Marketing Strategies For Your Online Music Studio
Let’s talk about strategy. How can you pull this off? If you’re going to have this social club, you’ve got to announce it and explain what it is. People aren’t going to sign up for it right away, but you’ve got to start building excitement, curiosity and begin educating people on what it is. Show them, as well, through videos. You’re going to have to aggressively go to your students and say, “Hey, can you attend? This Thursday we’re going to be doing musical jeopardy. We would love to have little Johnny on.” As long as you’re consistent in that message and present it in a way that’s attention-grabbing, they’ll eventually catch on to what you’re doing. You want to start featuring kids and doing these different activities and put them up on social media. Create PR using this content and make the parents excited about the opportunity. By targeting cold leads, I think you can pull these people back into your system.
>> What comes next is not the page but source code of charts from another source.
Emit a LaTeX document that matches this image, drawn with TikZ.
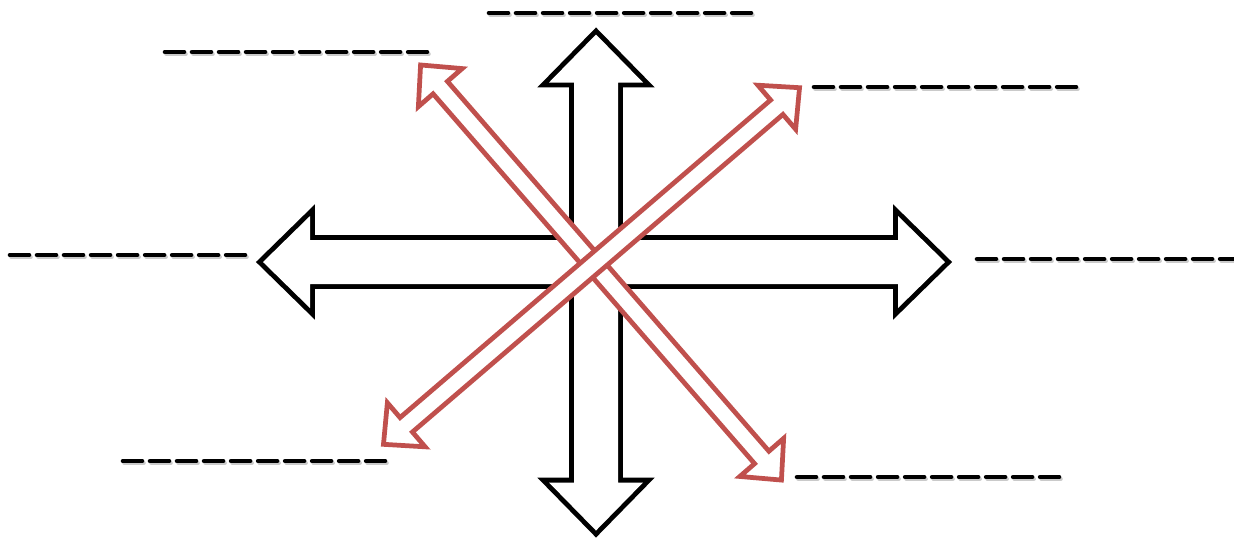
\documentclass[tikz,border=0pt]{standalone}
\usetikzlibrary{calc}
\definecolor{arrowred}{RGB}{192,80,77}
% outline of a two-headed block arrow: half length, half shaft, half head, head length
\newcommand{\twoheads}[4]{(-#1,0) -- (-#1+#4,#3) -- (-#1+#4,#2) -- (#1-#4,#2) -- (#1-#4,#3) -- (#1,0)
  -- (#1-#4,-#3) -- (#1-#4,-#2) -- (-#1+#4,-#2) -- (-#1+#4,-#3) -- cycle}

\begin{document}
\begin{tikzpicture}[x=0.01cm,y=-0.01cm,line join=miter,
  blank/.style={line width=1.3pt,line cap=round,dash pattern=on 0.19cm off 0.08cm},
  blankshadow/.style={blank,draw=black!35,opacity=0.6},
  outline/.style={draw=black,line width=2.8pt},
  hollow/.style={fill=white},
  redarrow/.style={draw=arrowred,fill=white,line width=1.35pt}]
\useasboundingbox (0,0) rectangle (1234,538);

% empty label lines
\foreach \x/\y/\n in {489/13/10,165/52/10,814/87/10,10/255/9,977/259/10,123/461/10,797/477/10}{
  \draw[blankshadow] (\x+1.5,\y+2) -- ++(27*\n-8,0);
  \draw[blank] (\x,\y) -- ++(27*\n-8,0);
}

% black cross of arrows, drawn as one outline
\begin{scope}[shift={(604,262)}]
  \draw[outline] \twoheads{341}{22}{46}{47};
\end{scope}
\begin{scope}[shift={(596,282.5)},rotate=90]
  \draw[outline] \twoheads{248}{22}{47}{48};
\end{scope}
\begin{scope}[shift={(604,262)}]
  \fill[hollow] \twoheads{341}{22}{46}{47};
\end{scope}
\begin{scope}[shift={(596,282.5)},rotate=90]
  \fill[hollow] \twoheads{248}{22}{47}{48};
\end{scope}

% red diagonals
\begin{scope}[shift={(601,272.5)},rotate=-49]
  \draw[redarrow] \twoheads{275}{9.5}{29}{30};
\end{scope}
\begin{scope}[shift={(591.5,266)},rotate=40.6]
  \draw[redarrow] \twoheads{274}{9.5}{29}{30};
\end{scope}
\end{tikzpicture}
\end{document}
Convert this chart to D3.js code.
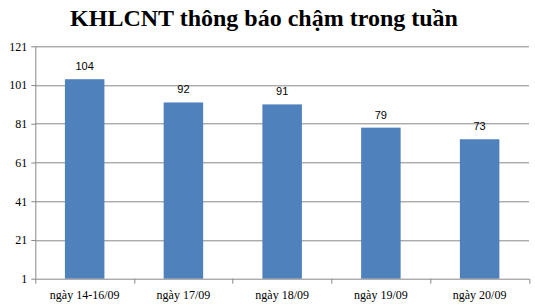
<!DOCTYPE html>
<html>
<head>
<meta charset="utf-8">
<script src="https://cdn.jsdelivr.net/npm/d3@7"></script>
<style>
  body { margin: 0; background: #fff; }
  .tick text { font-family: "Liberation Serif", "Times New Roman", serif; font-size: 12px; fill: #000; }
</style>
</head>
<body>
<div id="viz"></div>
<script>
// chart data
var categories = ["ngày 14-16/09", "ngày 17/09", "ngày 18/09", "ngày 19/09", "ngày 20/09"];
var values = [104, 92, 91, 79, 73];
var yTicks = [1, 21, 41, 61, 81, 101, 121];
var title = "KHLCNT thông báo chậm trong tuần";

var width = 535,
    height = 307;

var margin = { top: 46.3, right: 6, bottom: 28.3, left: 35.3 };
var innerW = width - margin.left - margin.right,
    innerH = height - margin.top - margin.bottom;

var svg = d3.select("#viz")
  .append("svg")
  .attr("width", width)
  .attr("height", height);

// title
svg.append("text")
  .attr("x", 264)
  .attr("y", 26)
  .attr("text-anchor", "middle")
  .style("font-family", "'Liberation Serif', 'Times New Roman', serif")
  .style("font-weight", "bold")
  .style("font-size", "24px")
  .text(title);

var g = svg.append("g")
  .attr("transform", "translate(" + margin.left + "," + margin.top + ")");

var x = d3.scaleBand()
  .domain(categories)
  .range([0, innerW])
  .paddingInner(0.6)
  .paddingOuter(0.3);

var y = d3.scaleLinear()
  .domain([1, 121])
  .range([innerH, 0]);

// gridlines
g.selectAll(".grid")
  .data(yTicks.slice(1))
  .enter()
  .append("line")
  .attr("class", "grid")
  .attr("x1", 0)
  .attr("x2", innerW)
  .attr("y1", function(d) { return Math.round(y(d)) + 0.5; })
  .attr("y2", function(d) { return Math.round(y(d)) + 0.5; })
  .attr("stroke", "#888")
  .attr("stroke-width", 1);

// y axis
var yAxis = g.append("g")
  .call(d3.axisLeft(y).tickValues(yTicks).tickSize(4).tickPadding(4).tickFormat(d3.format("d")));
yAxis.selectAll("path, line").attr("stroke", "#888");
yAxis.select(".domain").attr("d", "M0.5," + y(121) + "V" + innerH);

// bars
g.selectAll(".bar")
  .data(values)
  .enter()
  .append("rect")
  .attr("class", "bar")
  .attr("x", function(d, i) { return x(categories[i]); })
  .attr("width", x.bandwidth())
  .attr("y", function(d) { return y(d); })
  .attr("height", function(d) { return innerH - y(d); })
  .attr("fill", "#4f81bd");

// value labels
g.selectAll(".label")
  .data(values)
  .enter()
  .append("text")
  .attr("class", "label")
  .attr("x", function(d, i) { return x(categories[i]) + x.bandwidth() / 2; })
  .attr("y", function(d) { return y(d) - 9; })
  .attr("text-anchor", "middle")
  .style("font-family", "'Liberation Sans', Arial, sans-serif")
  .style("font-size", "11px")
  .text(function(d) { return d; });

// x axis with ticks at category boundaries
var boundaries = d3.range(categories.length + 1).map(function(i) { return i * x.step(); });
var xAxis = g.append("g")
  .attr("transform", "translate(0," + innerH + ")");
xAxis.append("line")
  .attr("x1", 0).attr("x2", innerW)
  .attr("y1", 0.5).attr("y2", 0.5)
  .attr("stroke", "#888");
xAxis.selectAll(".xtick")
  .data(boundaries)
  .enter()
  .append("line")
  .attr("x1", function(d) { return Math.round(d) + 0.5; })
  .attr("x2", function(d) { return Math.round(d) + 0.5; })
  .attr("y1", 0).attr("y2", 5)
  .attr("stroke", "#888");
xAxis.selectAll(".xlabel")
  .data(categories)
  .enter()
  .append("text")
  .attr("x", function(d) { return x(d) + x.bandwidth() / 2; })
  .attr("y", 20)
  .attr("text-anchor", "middle")
  .style("font-family", "'Liberation Serif', 'Times New Roman', serif")
  .style("font-size", "12px")
  .text(function(d) { return d; });
</script>
</body>
</html>
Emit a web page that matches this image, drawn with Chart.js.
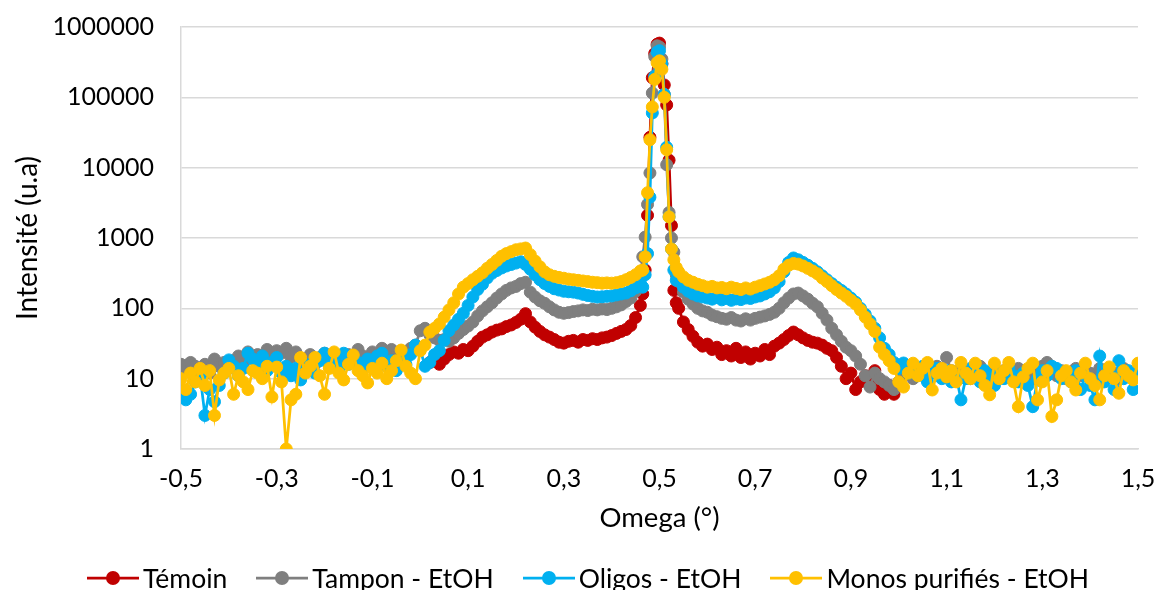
<!DOCTYPE html>
<html>
<head>
<meta charset="utf-8">
<script src="https://cdn.jsdelivr.net/npm/chart.js@4.4.0/dist/chart.umd.min.js"></script>
<style>
  html, body { margin: 0; padding: 0; background: #fff; }
  .wrap { position: relative; width: 1156px; height: 590px; }
  .legend {
    position: absolute; left: 20px; right: 0; top: 561px; height: 34px;
    display: flex; justify-content: center; align-items: center; gap: 29px;
    font-family: Lato, "Open Sans", sans-serif; font-size: 26.5px; color: #000;
  }
  .legend-item { display: flex; align-items: center; white-space: nowrap; }
  .legend-item canvas { margin-right: 4px; }
</style>
</head>
<body>
<div class="wrap">
  <canvas id="chart" width="1156" height="590"></canvas>
  <div class="legend" id="legend"></div>
</div>
<script>
// omega grid: 0.01 steps on both sides, finer 0.005 steps across the specular peak
function grid(from, to) {
  const out = [];
  for (let i = Math.round(from * 100); i <= Math.round(to * 100); i++) out.push(i / 100);
  return out;
}
const omegaLow = grid(-0.5, 0.46);
const omegaPeak = [0.465, 0.47, 0.475, 0.48, 0.485, 0.49, 0.495, 0.5, 0.505, 0.51, 0.515, 0.52, 0.525, 0.53, 0.535];
const omegaHigh = grid(0.54, 1.5);

const yTicks = [1, 10, 100, 1000, 10000, 100000, 1000000];
const xTickStep = 0.2;

// Témoin : only recorded from 0.02 to 0.99
const temoinLow = [17, 20, 16, 19, 22, 24, 23, 26,
  25, 29, 34, 39, 42, 46, 49, 51, 55, 58,
  63, 70, 84, 64, 54, 47, 42, 39, 36, 33,
  32, 34, 35, 33, 36, 35, 37, 36, 38, 39,
  41, 44, 47, 50, 57, 74, 110];
const temoinPeak = [160, 350, 2100, 27000, 190000, 420000, 570000, 590000, 300000, 150000, 78000, 12800, 1500, 180, 120];
const temoinHigh = [100, 64, 50, 40, 33, 29, 31, 26, 28, 22,
  25, 21, 27, 20, 24, 19, 23, 21, 26, 22,
  29, 32, 36, 41, 46, 42, 38, 35, 33, 32,
  30, 27, 25, 20, 15, 10, 12, 7, 9, 11,
  8, 13, 7, 6, 8, 6];

const tamponLow = [16, 14, 17, 15, 13, 16, 12, 19, 15, 17,
  14, 18, 21, 16, 24, 19, 22, 18, 26, 21,
  25, 23, 27, 20, 24, 15, 19, 22, 16, 20,
  23, 18, 21, 17, 20, 22, 19, 26, 21, 18,
  24, 20, 27, 22, 26, 21, 24, 23, 27, 30,
  48, 52, 42, 38, 35, 36, 34, 38, 44, 50,
  56, 64, 78, 92, 105, 120, 140, 160, 180, 195,
  205, 225, 235, 170, 145, 128, 118, 105, 95, 88,
  85, 87, 90, 92, 95, 93, 97, 95, 98, 96,
  100, 105, 112, 125, 140, 175, 280];
const tamponPeak = [540, 1030, 3000, 8400, 115000, 380000, 540000, 520000, 350000, 110000, 11000, 2300, 1000, 630, 300];
const tamponHigh = [240, 170, 135, 115, 100, 92, 88, 80, 76, 72,
  70, 74, 68, 66, 71, 68, 72, 75, 78, 82,
  88, 100, 120, 140, 160, 165, 150, 135, 118, 105,
  85, 68, 52, 42, 34, 28, 25, 21, 16, 11,
  7.6, 12, 10, 9, 8, 7, 9, 11, 13, 10,
  12, 14, 11, 13, 15, 12, 20, 13, 11, 14,
  12, 10, 13, 15, 11, 12, 14, 10, 13, 12,
  11, 14, 9, 12, 10, 13, 15, 17, 12, 11,
  13, 10, 12, 14, 11, 13, 12, 10, 14, 11,
  13, 12, 10, 14, 12, 11, 13];

const oligosLow = [7, 5, 6, 9, 11, 3, 7, 4.7, 8, 12,
  18.5, 15, 11, 14, 23, 19, 16, 21, 13, 17,
  20, 12, 15, 11, 14, 9.6, 13, 16, 12, 18,
  23, 15, 19, 14, 23, 16, 20, 17, 14, 19,
  16, 21, 23, 15, 18, 13, 18, 16, 22, 30,
  26, 15, 17, 22, 25, 35, 48, 58, 70, 85,
  110, 145, 185, 220, 270, 315, 345, 375, 400, 420,
  440, 460, 420, 360, 300, 255, 225, 205, 190, 182,
  175, 172, 170, 165, 158, 152, 148, 145, 146, 148,
  150, 155, 160, 165, 178, 195, 230];
const oligosPeak = [200, 300, 600, 3800, 60000, 200000, 440000, 460000, 300000, 110000, 19500, 2000, 700, 350, 250];
const oligosHigh = [250, 200, 175, 160, 150, 145, 140, 135, 142, 132,
  138, 130, 136, 133, 140, 138, 145, 150, 160, 172,
  195, 240, 330, 450, 520, 490, 450, 410, 370, 330,
  290, 255, 225, 200, 180, 160, 140, 122, 100, 82,
  66, 52, 38, 27, 22, 17, 14, 16.7, 12, 14,
  11, 15, 9, 12, 14, 10, 13, 9, 11, 5,
  10, 14, 12, 9, 13, 11, 8, 12, 10, 14,
  11, 9, 12, 8, 4, 10, 13, 11, 15, 14,
  10, 12, 9, 13, 7, 11, 8, 5, 21, 9,
  12, 7, 18, 10, 13, 7, 13];

const monosLow = [10, 7, 12, 9, 14, 8, 13, 3, 9.6, 12,
  14, 6, 11, 9, 7, 13, 12, 10, 15, 5.5,
  14.6, 9, 1, 5, 6, 20, 12, 15, 20, 11,
  6, 14, 24, 12, 9.6, 16, 21.7, 13, 11, 8.7,
  14, 12, 16.6, 10, 13, 18, 25.5, 15, 12, 10,
  25, 30, 46, 52, 60, 75, 95, 120, 160, 200,
  225, 255, 285, 320, 370, 420, 480, 550, 600, 640,
  680, 700, 720, 580, 470, 390, 330, 300, 285, 275,
  268, 260, 255, 250, 245, 240, 235, 232, 228, 230,
  228, 232, 240, 255, 275, 300, 340];
const monosPeak = [350, 540, 4400, 25000, 73000, 180000, 310000, 330000, 250000, 100000, 18000, 2000, 700, 490, 380];
const monosHigh = [330, 280, 250, 235, 220, 210, 200, 205, 195, 198,
  190, 200, 192, 185, 195, 188, 200, 210, 222, 235,
  255, 290, 360, 410, 435, 425, 400, 370, 340, 310,
  270, 240, 210, 185, 165, 148, 130, 115, 95, 75,
  60, 47, 28, 22, 18, 14, 9, 7.6, 12, 16.6,
  11, 14, 17, 6.9, 12, 14, 10.6, 13, 9, 17,
  12, 10, 16.6, 11, 8, 5.9, 16.6, 10, 13, 17,
  9, 4, 10.6, 14, 16.6, 5, 9, 13, 2.9, 5,
  11, 13, 9, 6.9, 12, 16.6, 10, 8, 5, 11,
  14.7, 10, 6.2, 13, 11, 9.6, 16.6];

const FONT = 'Lato, "Open Sans", sans-serif';

function pts(xs, ys) {
  return ys.map((y, i) => ({ x: xs[i], y }));
}

function series(low, peak, high) {
  // low arrays that are shorter than the grid start later, high ones stop earlier
  return [
    ...pts(omegaLow.slice(omegaLow.length - low.length), low),
    ...pts(omegaPeak, peak),
    ...pts(omegaHigh, high),
  ];
}

function legendSymbol(color) {
  const c = document.createElement('canvas');
  c.width = 52; c.height = 16;
  const g = c.getContext('2d');
  g.strokeStyle = color;
  g.lineWidth = 2.75;
  g.beginPath(); g.moveTo(0, 8); g.lineTo(52, 8); g.stroke();
  g.fillStyle = color;
  g.beginPath(); g.arc(26, 8, 7, 0, Math.PI * 2); g.fill();
  return c;
}

const defs = [
  { label: 'Témoin', color: '#C00000', data: series(temoinLow, temoinPeak, temoinHigh), order: 4 },
  { label: 'Tampon - EtOH', color: '#7F7F7F', data: series(tamponLow, tamponPeak, tamponHigh), order: 3 },
  { label: 'Oligos - EtOH', color: '#00B0F0', data: series(oligosLow, oligosPeak, oligosHigh), order: 2 },
  { label: 'Monos purifiés - EtOH', color: '#FFC000', data: series(monosLow, monosPeak, monosHigh), order: 1 },
];

// legend below the chart, same look as the Excel one (line + marker)
const legendEl = document.getElementById('legend');
defs.forEach(d => {
  const item = document.createElement('div');
  item.className = 'legend-item';
  item.appendChild(legendSymbol(d.color));
  const span = document.createElement('span');
  span.textContent = d.label;
  item.appendChild(span);
  legendEl.appendChild(item);
});

new Chart(document.getElementById('chart'), {
  type: 'scatter',
  data: {
    datasets: defs.map(d => ({
      label: d.label,
      data: d.data,
      order: d.order,
      showLine: true,
      borderColor: d.color,
      backgroundColor: d.color,
      borderWidth: 2.75,
      pointRadius: 6,
      pointBorderWidth: 1,
      pointHoverRadius: 6,
      tension: 0,
    })),
  },
  options: {
    responsive: false,
    animation: false,
    devicePixelRatio: 1,
    layout: { padding: { top: 27, right: 18, left: 0, bottom: 55 } },
    plugins: {
      tooltip: { enabled: false },
      legend: { display: false },
    },
    scales: {
      x: {
        type: 'linear',
        min: -0.5,
        max: 1.5,
        grid: { display: false, drawTicks: false },
        border: { display: true, color: '#D9D9D9', width: 1.5 },
        ticks: {
          stepSize: xTickStep,
          padding: 15,
          color: '#000',
          font: { family: FONT, size: 25 },
          maxRotation: 0,
          callback: v => v.toFixed(1).replace('.', ','),
        },
        title: {
          display: true,
          text: 'Omega (°)',
          color: '#000',
          font: { family: FONT, size: 27.5 },
          padding: { top: 6, bottom: 0 },
        },
        afterFit: s => { s.height = 86; s.paddingLeft = 0; s.paddingRight = 0; },
      },
      y: {
        type: 'logarithmic',
        min: 1,
        max: 1000000,
        grid: { color: '#D9D9D9', lineWidth: 1.5, drawTicks: false },
        border: { display: true, color: '#D9D9D9', width: 1.5 },
        afterBuildTicks: s => { s.ticks = yTicks.map(v => ({ value: v })); },
        ticks: {
          padding: 27,
          color: '#000',
          font: { family: FONT, size: 25 },
          callback: v => String(v),
        },
        title: {
          display: true,
          text: 'Intensité (u.a)',
          color: '#000',
          font: { family: FONT, size: 28 },
          padding: { top: 11, bottom: 0 },
        },
        afterFit: s => { s.width = 181; s.paddingTop = 0; s.paddingBottom = 0; },
      },
    },
  },
});
</script>
</body>
</html>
The key to doing it as conversational marketing is to create an email that doesn’t have graphics in it. Tell your people that when you send out emails with a lot of graphics, people see sales. Instead, put your logo at the top, just a little graphic, but the rest feels like a natural email. Write it the way folks talk. Those emails are more likely to get open and read. Phrase it as “we have a class on Thursday. Do you think he could attend? No charge for the class the first time your kid tries out the social club.” If you send out an email blast through MailChimp and put a little link in there, then you can click, track who opened it and who clicked it. Then, get on the phone and follow up with those parents.
Staying Competitive
While all of this is going on, you need to keep an eye on what your competition is doing. More than likely, your competition is scrambling and just trying to get their business and lessons online. What if you can move into the market before them and do something different, something more than the private lessons? A private social club just for kids is different enough to capture the attention of the parents in your market. Potentially you might come away from this with a whole new aspect to your business.
It’s All About the Kids
One of the things about playing music in an ensemble is that kids learn about teamwork and leadership. They learn how to problem solve and how to troubleshoot. Plus, they find their voice in the group. We can still do that. We just can’t do that necessarily with the music the way we used to do it. We can’t all just fire up a groove and start playing. What can we do to work on those other skills? Do it as a group, work on those personality traits and the character traits that parents want their children to develop.